After the second ANALYZE TABLE stats are kept up to date properly.

How to repeat:
drop table if exists t1;
create table t1 (i int auto_increment, j int, primary key (i), key (j)) engine = myisam;
insert into t1 (j) values (1), (1), (1), (1), (1);
show table status\G
show indexes from t1;
analyze table t1;
show indexes from t1;
insert into t1 (j) values (1), (1), (1), (1), (1);
insert into t1 (j) values (1), (1), (1), (1), (1);
insert into t1 (j) values (1), (1), (1), (1), (1);
insert into t1 (j) values (1), (1), (1), (1), (1);
show indexes from t1;
insert into t1 (j) values (1), (1), (1), (1), (1);
show indexes from t1;
analyze table t1;
show indexes from t1;
[31 Oct 2008 19:24] V Venkateswaran
Statistics is documented to be updated on ANALYZE. Between ANALYZE calls the engine doesn't have to keep statistics up to date. Not a bug.
[31 Oct 2008 19:46] Valeriy Kravchuk
"Between ANALYZE calls the engine doesn't have to keep statistics up to date."

I agree with the above. Statistics may (and should!) remain the same as it was immediately after previous ANALYZE. Why it changes for MyISAM table, becoming totally incorrect? It should just not change at all. So, I still think this is a bug.
[31 Oct 2008 19:50] Mark Callaghan
I think this is still a bug. If index stats are allowed to become bogus, then analyze needs to be run all of the time.

The alternative is to update the docs to describe the current behavior.
[31 Oct 2008 20:35] Sergei Golubchik
Valeriy:

There's some piece of statistics that MyISAM updates only on ANALYZE. And another one - number of records in the table - that it keeps always up-to-date.

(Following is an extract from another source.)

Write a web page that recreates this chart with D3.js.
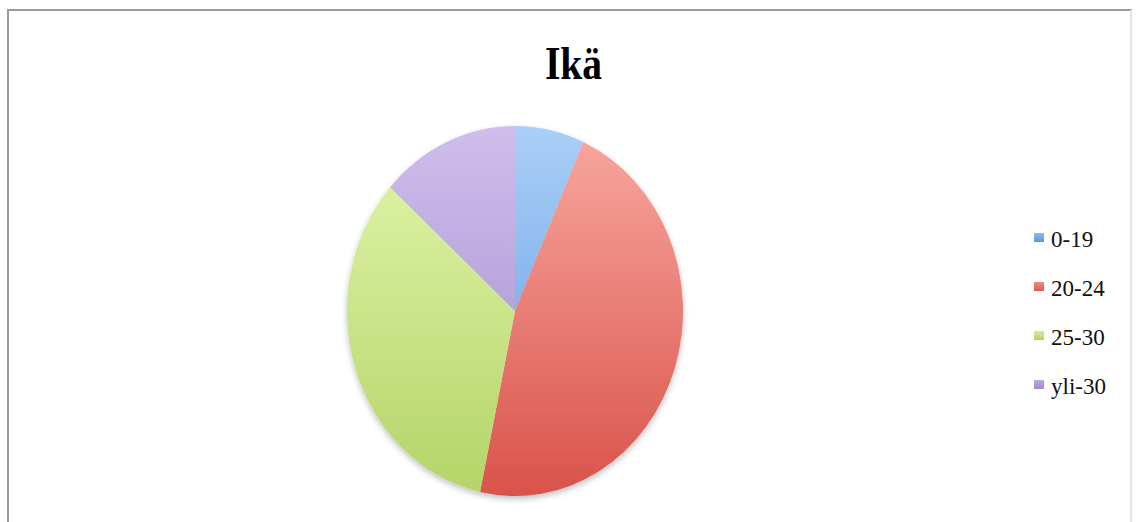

Cardinality depends on both, that's why you see it changing.

Mark:

No. What MyISAM remembers value distribution, and it is far more stable than cardinality, if the table is reasonably big, one doesn't need to run ANALYZE often. Once a year is enough, perhaps.

Of course, if the table is small - 5 rows in the test case - and you add 4 times as much rows with completely different value distribution, you have to re-run ANALYZE.